Work to complete =>
For this exercise, repeat all of the material verbatim apart from its images.

Material provided =>
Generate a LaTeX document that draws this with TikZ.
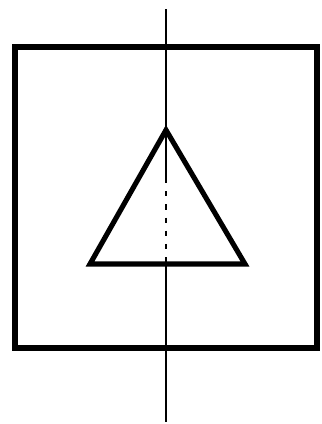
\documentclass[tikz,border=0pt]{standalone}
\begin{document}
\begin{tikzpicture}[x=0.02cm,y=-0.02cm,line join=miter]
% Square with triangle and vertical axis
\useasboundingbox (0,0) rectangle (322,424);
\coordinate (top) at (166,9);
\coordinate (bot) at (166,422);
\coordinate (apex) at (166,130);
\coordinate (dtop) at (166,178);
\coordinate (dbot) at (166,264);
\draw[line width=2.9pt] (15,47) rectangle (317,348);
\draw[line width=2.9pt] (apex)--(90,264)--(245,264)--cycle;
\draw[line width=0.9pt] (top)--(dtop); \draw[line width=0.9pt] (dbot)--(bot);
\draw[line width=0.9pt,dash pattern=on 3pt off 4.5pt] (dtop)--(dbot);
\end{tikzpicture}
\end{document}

Reply to the exercise =>
Generate a LaTeX document that draws this with TikZ.
\documentclass[tikz,border=0pt]{standalone}
\begin{document}
\begin{tikzpicture}[x=0.02cm,y=-0.02cm,line join=miter]
% Square with triangle and vertical axis
\useasboundingbox (0,0) rectangle (322,424);
\coordinate (top) at (166,9);
\coordinate (bot) at (166,422);
\coordinate (apex) at (166,130);
\coordinate (dtop) at (166,178);
\coordinate (dbot) at (166,264);
\draw[line width=2.9pt] (15,47) rectangle (317,348);
\draw[line width=2.9pt] (apex)--(90,264)--(245,264)--cycle;
\draw[line width=0.9pt] (top)--(dtop); \draw[line width=0.9pt] (dbot)--(bot);
\draw[line width=0.9pt,dash pattern=on 3pt off 4.5pt] (dtop)--(dbot);
\end{tikzpicture}
\end{document}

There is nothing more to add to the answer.